I refer right hon. and hon. Members to page 15. The key difference between the UK economy and the continental economies is that we have the ability to change our monetary policy to ease the austerity—[Interruption.] Indeed, printing money. Absolutely right. It is the printing of money that is allowing the deficit to be sustainable and is allowing businesses and individuals to carry on borrowing and work through a consolidation of their finances, which is also in the document—the consolidation of individual finances—to take place in a way that is not crippling. On the continent that is not happening, which is shown up in the gilt yield figures. The latest gilt yield figure is 1.65%. That is the lowest in our history. In Italy it is at 4.05% and in Spain just under 4.5%, which shows the much tighter monetary situation in Spain and Italy as compared with the United Kingdom.
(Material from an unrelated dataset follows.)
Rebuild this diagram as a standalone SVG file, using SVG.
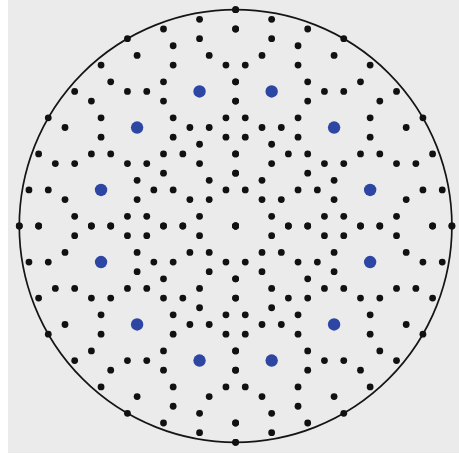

That is why the austerity programmes in those countries are causing such extraordinary pain, whereas in this country it is manageable.

That is why I say the document is a model for our friends and neighbours across the channel. We ought to send it to them with a fanfare, with trumpeters, with Garter King of Arms leading the way, to say to them, “Look, this is how you do it. This is how you restore a country to fiscal sense, and you do it through monetary easing.” Although I loathe the fact that we have to report to a multinational body about matters that are our own sovereign right and should not be interfered with from abroad, on this occasion we can take real pride in what the Government are achieving and what they are working towards and the manner in which they are doing it.